Studio album by Mogwai
- Released: 30 April 2001
- Studio: Tarbox Road Studios (Cassadaga, New York); Sorcerer Sound Studios (New York, New York); CaVa Studios (Glasgow, Scotland);
- Genre: Post-rock; slowcore; glitch;
- Length: 38:28
- Label: Matador
- Producer: Dave Fridmann

Mogwai chronology
| Come On Die Young (1999) | Rock Action (2001) | Happy Songs for Happy People (2003) |

= Rock Action (album) =

Rock Action is the third studio album by the Scottish post-rock band Mogwai, released on 30 April 2001 on Matador Records. The album was produced by Dave Fridmann, of the band Mercury Rev, in New York.

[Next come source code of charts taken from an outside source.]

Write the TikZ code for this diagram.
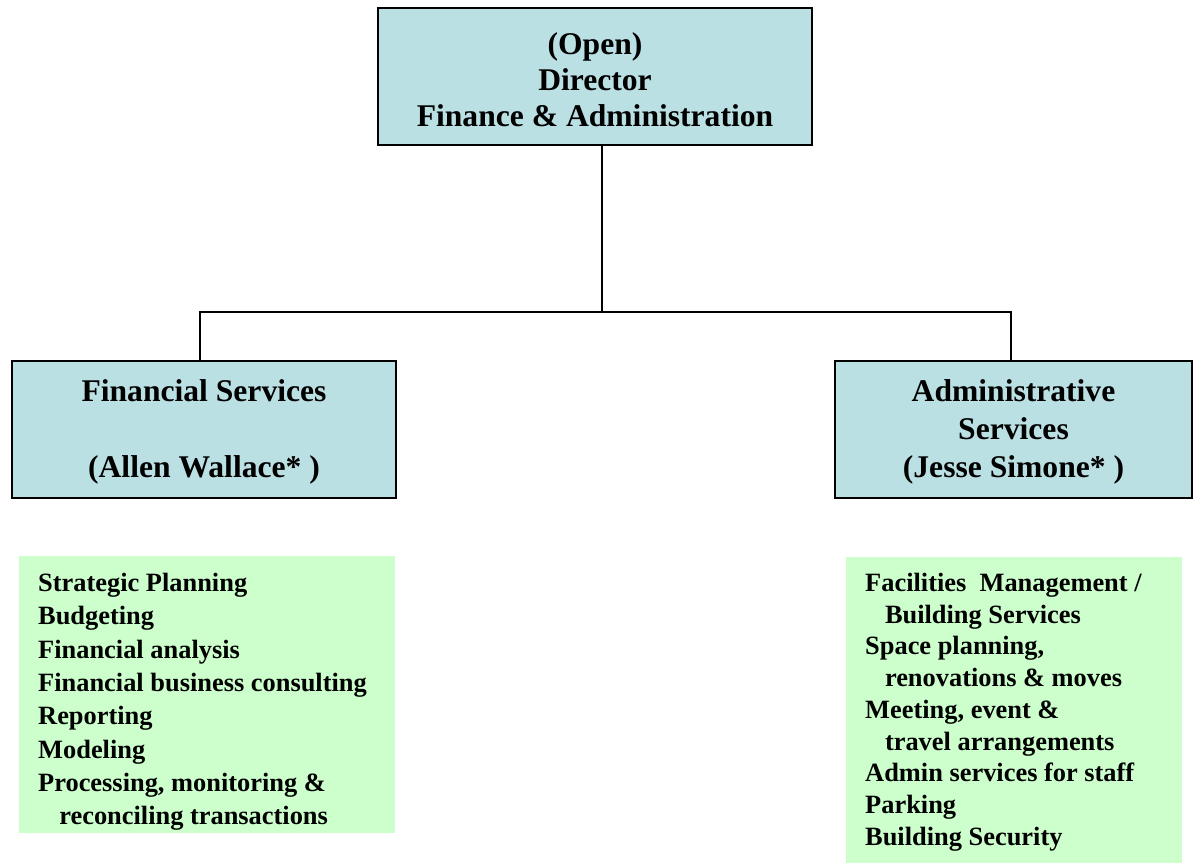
\documentclass[tikz,border=0pt]{standalone}
\usepackage{fontspec}
\setmainfont{Liberation Serif}
\definecolor{boxblue}{RGB}{187,224,227}
\definecolor{boxgreen}{RGB}{204,255,204}
\tikzset{
  unitbox/.style={draw=black, line width=2.5pt, fill=boxblue, inner sep=0pt},
  unittext/.style={align=center, inner sep=0pt, font=\bfseries\fontsize{31.6}{36}\selectfont},
  listbox/.style={fill=boxgreen, draw=none, anchor=north west, inner sep=0pt},
  listtext/.style={anchor=north west, align=left, inner sep=0pt,
    font=\bfseries\fontsize{26.4}{33.3}\selectfont},
  conn/.style={draw=black, line width=2pt}
}
\begin{document}
\begin{tikzpicture}[x=1pt,y=-1pt]
\useasboundingbox (0,0) rectangle (1203,863);
% boxes
\node[unitbox, minimum width=434pt, minimum height=137pt] (top) at (595,76.5) {};
\node[unittext] (toptext) at (595,80) {(Open)\\ Director\\ Finance \& Administration};
\node[unitbox, minimum width=384pt, minimum height=137pt] (lbox) at (204,429.5) {};
\node[unittext, font=\bfseries\fontsize{31.6}{38}\selectfont] (ltext) at (204,432)
  {Financial Services\\[38pt] (Allen Wallace* )};
\node[unitbox, minimum width=357pt, minimum height=137pt] (rbox) at (1013.5,429.5) {};
\node[unittext, font=\bfseries\fontsize{31.6}{38}\selectfont] (rtext) at (1013.5,432)
  {Administrative\\ Services\\ (Jesse Simone* )};
% connectors
\coordinate (j) at (602,312);
\draw[conn] ([xshift=7pt]top.south) -- (j);
\draw[conn] ([xshift=-4pt]lbox.north) |- (j) -| ([xshift=-2.5pt]rbox.north);
% lists
\node[listbox, minimum width=376pt, minimum height=277pt] (llist) at (19,556) {};
\node[listtext] (llisttext) at (38,573)
  {Strategic Planning\\
   Budgeting\\
   Financial analysis\\
   Financial business consulting\\
   Reporting\\
   Modeling\\
   Processing, monitoring \&\\
   \hspace*{0.8em}reconciling transactions};
\node[listbox, minimum width=336pt, minimum height=306pt] (rlist) at (846,557) {};
\node[listtext, font=\bfseries\fontsize{26.4}{31.7}\selectfont] (rlisttext) at (865,573)
  {Facilities\ \ Management /\\
   \hspace*{0.75em}Building Services\\
   Space planning,\\
   \hspace*{0.75em}renovations \& moves\\
   Meeting, event \&\\
   \hspace*{0.75em}travel arrangements\\
   Admin services for staff\\
   Parking\\
   Building Security};
\end{tikzpicture}
\end{document}
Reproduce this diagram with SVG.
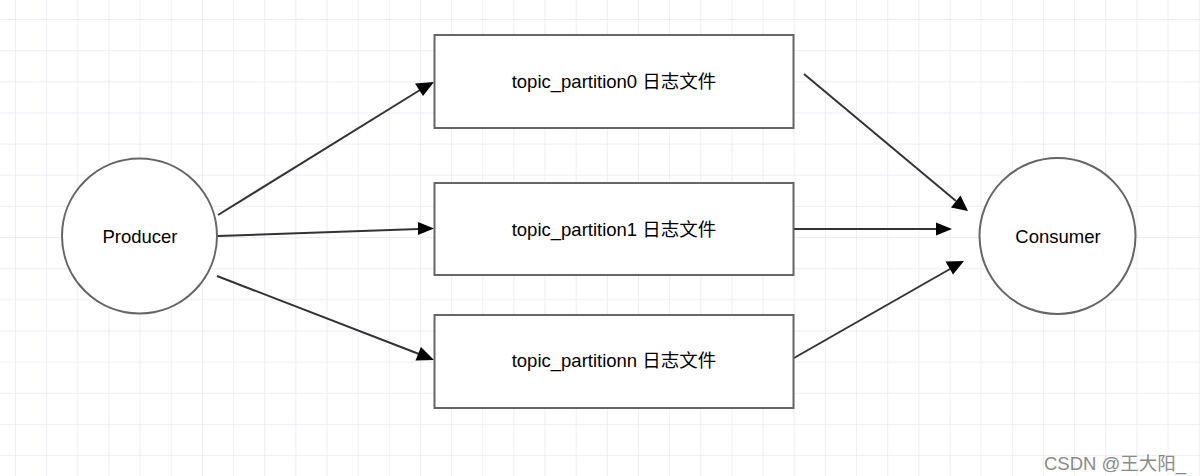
<svg xmlns="http://www.w3.org/2000/svg" width="1200" height="476" viewBox="0 0 1200 476">
  <defs>
    <pattern id="grid" x="15" y="19" width="31.15" height="31.15" patternUnits="userSpaceOnUse">
      <path d="M0 0 H31.15 M0 0 V31.15" fill="none" stroke="#e8e8f2" stroke-width="1.5"/>
    </pattern>
    <style>
      .node { fill: #fff; stroke: #666; stroke-width: 2; }
      .label { font-family: "Liberation Sans", Arial, "Noto Sans CJK SC", sans-serif; font-size: 18.5px; fill: #000; text-anchor: middle; dominant-baseline: central; }
      .edge { stroke: #333; stroke-width: 2; fill: none; }
      .head { fill: #000; }
      .wm { font-family: "Liberation Sans", Arial, "Noto Sans CJK SC", sans-serif; font-size: 18.5px; fill: #8a8a8a; }
    </style>
  </defs>
  <rect x="0" y="0" width="1200" height="476" fill="#fff"/>
  <rect x="0" y="0" width="1200" height="476" fill="url(#grid)"/>

  <g id="connectors">
    <line class="edge" x1="218" y1="215" x2="420" y2="90"/>
    <polygon class="head" points="434,82 415,83.5 423,96"/>
    <line class="edge" x1="218" y1="236" x2="419" y2="229"/>
    <polygon class="head" points="434,228.5 418,222 418,235"/>
    <line class="edge" x1="217" y1="276" x2="419" y2="354"/>
    <polygon class="head" points="434,360 421,347 415.5,360.5"/>
    <line class="edge" x1="804" y1="74" x2="956" y2="201"/>
    <polygon class="head" points="968,211 951,207.5 960.5,195.5"/>
    <line class="edge" x1="794" y1="229" x2="937" y2="229"/>
    <polygon class="head" points="952,229 936,222.5 936,235.5"/>
    <line class="edge" x1="794" y1="358" x2="950" y2="269"/>
    <polygon class="head" points="964,261 945.5,261.5 953,274.5"/>
  </g>

  <g id="producer">
    <circle class="node" cx="139.5" cy="236" r="77.5"/>
    <text class="label" x="140" y="236">Producer</text>
  </g>
  <g id="consumer">
    <circle class="node" cx="1057.5" cy="236" r="78"/>
    <text class="label" x="1058" y="236">Consumer</text>
  </g>
  <g id="partition0">
    <rect class="node" x="434.5" y="35" width="359" height="93"/>
    <text class="label" x="614" y="81">topic_partition0 日志文件</text>
  </g>
  <g id="partition1">
    <rect class="node" x="434.5" y="183" width="359" height="92"/>
    <text class="label" x="614" y="229">topic_partition1 日志文件</text>
  </g>
  <g id="partitionn">
    <rect class="node" x="434.5" y="315" width="359" height="93"/>
    <text class="label" x="614" y="360">topic_partitionn 日志文件</text>
  </g>

  <text class="wm" x="1044" y="470">CSDN @王大阳_</text>
</svg>
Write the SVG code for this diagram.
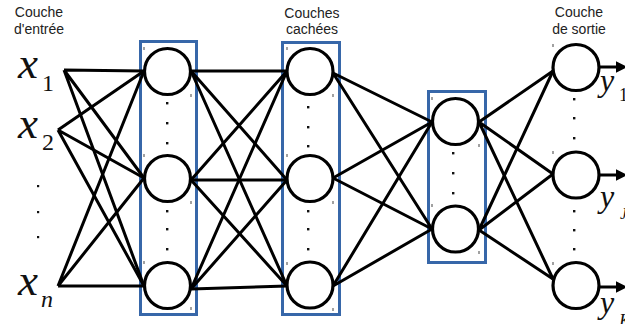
<svg xmlns="http://www.w3.org/2000/svg" width="625" height="324" viewBox="0 0 625 324">
  <style>
    .hdr { font-family: "Liberation Sans", Arial, sans-serif; font-size: 14px; fill: #222; text-anchor: middle; }
    .var { font-family: "Liberation Serif", "DejaVu Serif", serif; font-style: italic; fill: #111; }
    .sub { font-family: "Liberation Serif", "DejaVu Serif", serif; fill: #111; }
    .box { fill: none; stroke: #3767a9; stroke-width: 3; }
    .node { fill: #fff; stroke: #000; stroke-width: 3.2; }
    .edge { stroke: #000; stroke-width: 3; fill: none; }
    .dot { fill: #111; }
    .tick { fill: #444; }
  </style>
  <defs>
    <marker id="arrow" markerWidth="4" markerHeight="4" refX="0.5" refY="2" orient="auto" markerUnits="strokeWidth">
      <path d="M0,0 L4,2 L0,4 Z" fill="#000"/>
    </marker>
  </defs>

  <!-- layer headings -->
  <g id="headings">
    <text class="hdr" x="39" y="17">Couche</text>
    <text class="hdr" x="39" y="34">d'entrée</text>
    <text class="hdr" x="312" y="18">Couches</text>
    <text class="hdr" x="312" y="34">cachées</text>
    <text class="hdr" x="579" y="17">Couche</text>
    <text class="hdr" x="579" y="34">de sortie</text>
  </g>

  <!-- hidden-layer frames -->
  <g id="frames">
    <rect class="box" x="140.5" y="41.5" width="56" height="273"/>
    <rect class="box" x="282.5" y="42.5" width="57" height="272"/>
    <rect class="box" x="428.5" y="91.5" width="57" height="171"/>
  </g>

  <!-- connections -->
  <g id="connectors">
    <!-- inputs to hidden layer 1 -->
    <path class="edge" d="M64,70 L144,71 M64,70 L144,178 M64,70 L144,286"/>
    <path class="edge" d="M58,130 L144,71 M58,130 L144,178 M58,130 L144,286"/>
    <path class="edge" d="M58,286 L144,71 M58,286 L144,178 M58,286 L144,286"/>
    <!-- hidden layer 1 to hidden layer 2 -->
    <path class="edge" d="M191,71 L287,71 M191,71 L287,180 M191,71 L287,286"/>
    <path class="edge" d="M191,180 L287,71 M191,180 L287,180 M191,180 L287,286"/>
    <path class="edge" d="M191,289 L287,71 M191,289 L287,180 M191,289 L287,286"/>
    <!-- hidden layer 2 to hidden layer 3 -->
    <path class="edge" d="M333,73 L432,122 M333,73 L432,229"/>
    <path class="edge" d="M333,178 L432,122 M333,178 L432,229"/>
    <path class="edge" d="M333,286 L432,122 M333,286 L432,229"/>
    <!-- hidden layer 3 to outputs -->
    <path class="edge" d="M479,122 L553,71 M479,122 L553,174 M479,122 L553,279"/>
    <path class="edge" d="M479,230 L553,71 M479,230 L553,174 M479,230 L553,279"/>
    <!-- output arrows -->
    <path class="edge" d="M599,67 L617,67" marker-end="url(#arrow)"/>
    <path class="edge" d="M599,175 L617,175" marker-end="url(#arrow)"/>
    <path class="edge" d="M599,287 L617,287" marker-end="url(#arrow)"/>
  </g>

  <!-- input labels -->
  <g id="input-x1">
    <text class="var" x="18" y="78" font-size="45">x</text>
    <text class="sub" x="42" y="91" font-size="24">1</text>
  </g>
  <g id="input-x2">
    <text class="var" x="18" y="138" font-size="45">x</text>
    <text class="sub" x="42" y="150" font-size="24">2</text>
  </g>
  <g id="input-dots">
    <rect class="dot" x="37" y="185" width="2.2" height="2.2"/>
    <rect class="dot" x="37" y="211" width="2.2" height="2.2"/>
    <rect class="dot" x="37" y="236" width="2.2" height="2.2"/>
  </g>
  <g id="input-xn">
    <text class="var" x="18" y="295" font-size="45">x</text>
    <text class="var" x="41" y="307" font-size="24">n</text>
  </g>

  <!-- hidden layer 1 -->
  <g id="h1">
    <circle class="node" cx="167.5" cy="71.5" r="23"/>
    <circle class="node" cx="167.5" cy="178.5" r="23"/>
    <circle class="node" cx="167.5" cy="285.5" r="23"/>
    <rect class="dot" x="166" y="102" width="2.4" height="2.4"/>
    <rect class="dot" x="166" y="122" width="2.4" height="2.4"/>
    <rect class="dot" x="166" y="142" width="2.4" height="2.4"/>
    <rect class="dot" x="166" y="210" width="2.4" height="2.4"/>
    <rect class="dot" x="166" y="228" width="2.4" height="2.4"/>
    <rect class="dot" x="166" y="248" width="2.4" height="2.4"/>
    <rect class="tick" x="143.5" y="47" width="1" height="3"/>
    <rect class="tick" x="190.5" y="94" width="1" height="3"/>
    <rect class="tick" x="143.5" y="154" width="1" height="3"/>
    <rect class="tick" x="190.5" y="201" width="1" height="3"/>
    <rect class="tick" x="143.5" y="261" width="1" height="3"/>
    <rect class="tick" x="190.5" y="307" width="1" height="3"/>
  </g>

  <!-- hidden layer 2 -->
  <g id="h2">
    <circle class="node" cx="310" cy="71.5" r="23"/>
    <circle class="node" cx="310" cy="178.5" r="23"/>
    <circle class="node" cx="310" cy="285" r="23"/>
    <rect class="dot" x="307" y="106" width="2.4" height="2.4"/>
    <rect class="dot" x="307" y="126" width="2.4" height="2.4"/>
    <rect class="dot" x="307" y="145" width="2.4" height="2.4"/>
    <rect class="dot" x="307" y="210" width="2.4" height="2.4"/>
    <rect class="dot" x="307" y="228" width="2.4" height="2.4"/>
    <rect class="dot" x="307" y="248" width="2.4" height="2.4"/>
    <rect class="tick" x="286.5" y="47" width="1" height="3"/>
    <rect class="tick" x="332.5" y="94" width="1" height="3"/>
    <rect class="tick" x="286.5" y="154" width="1" height="3"/>
    <rect class="tick" x="332.5" y="201" width="1" height="3"/>
    <rect class="tick" x="286.5" y="262" width="1" height="3"/>
    <rect class="tick" x="332.5" y="308" width="1" height="3"/>
  </g>

  <!-- hidden layer 3 -->
  <g id="h3">
    <circle class="node" cx="455.5" cy="121.5" r="23"/>
    <circle class="node" cx="455.5" cy="229" r="23"/>
    <rect class="dot" x="452" y="152" width="2.4" height="2.4"/>
    <rect class="dot" x="452" y="172" width="2.4" height="2.4"/>
    <rect class="dot" x="452" y="192" width="2.4" height="2.4"/>
    <rect class="tick" x="431.5" y="97" width="1" height="3"/>
    <rect class="tick" x="478.5" y="144" width="1" height="3"/>
    <rect class="tick" x="431.5" y="204" width="1" height="3"/>
    <rect class="tick" x="478.5" y="251" width="1" height="3"/>
  </g>

  <!-- output layer -->
  <g id="out">
    <circle class="node" cx="576" cy="67.5" r="23"/>
    <circle class="node" cx="576" cy="175" r="23"/>
    <circle class="node" cx="576" cy="285.5" r="23"/>
    <rect class="dot" x="573" y="98" width="2.4" height="2.4"/>
    <rect class="dot" x="573" y="117" width="2.4" height="2.4"/>
    <rect class="dot" x="573" y="137" width="2.4" height="2.4"/>
    <rect class="dot" x="573" y="210" width="2.4" height="2.4"/>
    <rect class="dot" x="573" y="229" width="2.4" height="2.4"/>
    <rect class="dot" x="573" y="248" width="2.4" height="2.4"/>
    <rect class="tick" x="552.5" y="44" width="1" height="3"/>
    <rect class="tick" x="552.5" y="151" width="1" height="3"/>
    <rect class="tick" x="552.5" y="262" width="1" height="3"/>
  </g>

  <!-- output labels -->
  <g id="output-y1">
    <text class="var" x="600" y="91" font-size="32">y</text>
    <text class="sub" x="619" y="101" font-size="18">1</text>
  </g>
  <g id="output-yJ">
    <text class="var" x="600" y="207" font-size="32">y</text>
    <text class="var" x="620" y="219" font-size="16">J</text>
  </g>
  <g id="output-yK">
    <text class="var" x="600" y="313" font-size="32">y</text>
    <text class="var" x="619" y="327" font-size="18">K</text>
  </g>
</svg>
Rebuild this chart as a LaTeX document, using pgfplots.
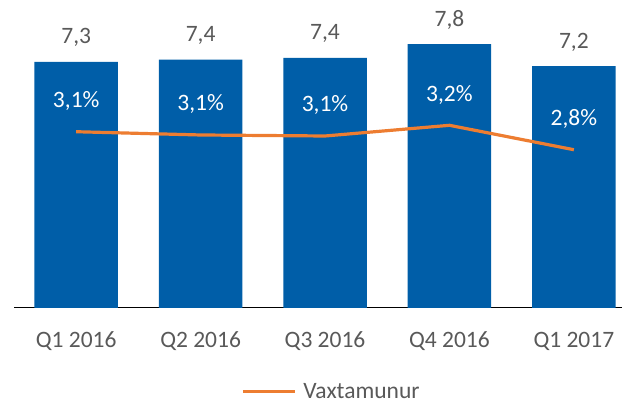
\documentclass[border=0pt]{standalone}
\usepackage{pgfplots}
\pgfplotsset{compat=1.18}
\usepackage{fontspec}
\setmainfont{Carlito}
\definecolor{barblue}{HTML}{005EA8}
\definecolor{lineorange}{HTML}{ED7D31}
\definecolor{txtgray}{HTML}{595959}
\newcommand{\cf}{\fontsize{23.5}{28}\selectfont}
\begin{document}
\begin{tikzpicture}[x=1pt,y=1pt]
\path[use as bounding box] (0,0) rectangle (622,403);
\begin{axis}[
  at={(14pt,95pt)}, anchor=south west,
  scale only axis, width=608pt, height=308pt,
  xmin=-0.5, xmax=4.387, ymin=0, ymax=9.126,
  enlargelimits=false, clip=false,
  axis x line*=bottom, axis y line=none,
  xtick={0,1,2,3,4},
  xticklabels={Q1 2016,Q2 2016,Q3 2016,Q4 2016,Q1 2017},
  major tick length=0pt,
  x axis line style={black, line width=1pt, -},
  xticklabel style={font=\cf, text=txtgray, anchor=base, yshift=-40pt},
  ybar, bar width=83.5pt,
  /pgf/number format/assume math mode=true,
  /pgf/number format/.cd, fixed, fixed zerofill, precision=1, use comma, /pgfplots/.cd,
  nodes near coords,
  nodes near coords style={font=\cf, text=txtgray, anchor=base, yshift=18pt, inner sep=0pt},
]
\addplot[fill=barblue, draw=none] coordinates {(0,7.29) (1,7.36) (2,7.41) (3,7.82) (4,7.17)};
\end{axis}
\begin{axis}[
  at={(14pt,95pt)}, anchor=south west,
  scale only axis, width=608pt, height=308pt,
  xmin=-0.5, xmax=4.387, ymin=0, ymax=5.476,
  enlargelimits=false, clip=false,
  hide axis,
  /pgf/number format/assume math mode=true,
  /pgf/number format/.cd, fixed, fixed zerofill, precision=1, use comma, /pgfplots/.cd,
  nodes near coords={\pgfmathprintnumber{\pgfplotspointmeta}\%},
  nodes near coords style={font=\cf, text=white, anchor=base, yshift=24pt, inner sep=0pt},
  legend style={at={(0.3734,-0.2700)}, anchor=west, draw=none, fill=none,
    font=\cf, text=txtgray, inner sep=0pt, column sep=7pt,
    nodes={inner sep=0pt, text depth=0pt}},
  legend image code/.code={\draw[#1] (0pt,0pt) -- (52pt,0pt);},
]
\addplot[lineorange, line width=3.2pt, no markers] coordinates {(0,3.134) (1,3.076) (2,3.058) (3,3.248) (4,2.814)};
\addlegendentry{Vaxtamunur}
\end{axis}
\end{tikzpicture}
\end{document}
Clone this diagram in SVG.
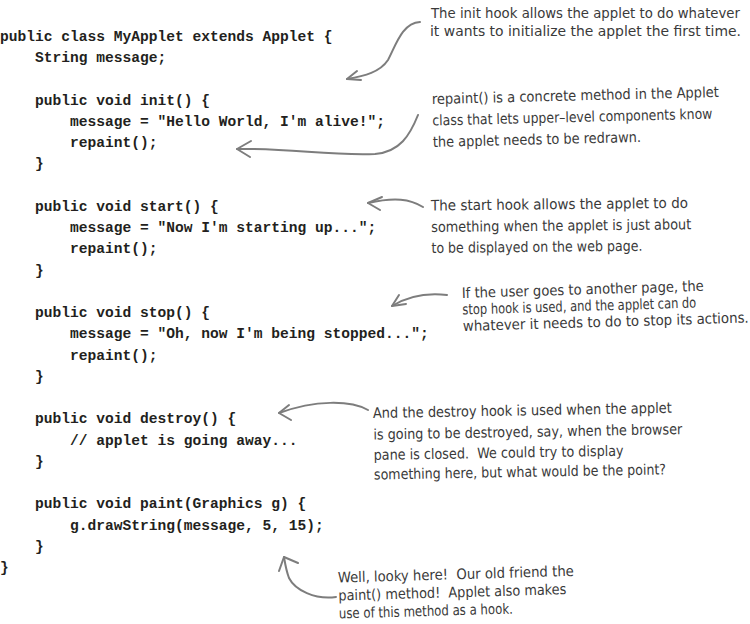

Released to critical acclaim, the album reached number twenty-three on the UK Albums Chart and number twenty on the Scottish Albums Chart. The band would later reuse the album's title in naming their own record label, Rock Action Records.

Professional ratings
Aggregate scores
| Source | Rating |
| Metacritic | 76/100 |
Review scores
| Source | Rating |
| AllMusic | Star Half star |
| Alternative Press | 4/5 |
| Blender | Star |
| The Boston Phoenix | Star |
| The Guardian | Star |
| NME | 8/10 |
| Pitchfork | 8.0/10 |
| Q | Star |
| The Rolling Stone Album Guide | Star |
| Spin | 8/10 |

==Overview==
Rock Action brought with it some changes to Mogwai's sound that they would continue to develop later, including the use of electronic instruments. While song structures on this album are typical of the band in most cases and respects, some of the contrasting dynamics have been toned down slightly and many of the songs focus more on texture than on structure. For the first time, Mogwai utilised synthesizers, expanding their timbral palette. The tone of Rock Action is somewhat less dark than previous works, but maintains Mogwai's cryptic cynicism.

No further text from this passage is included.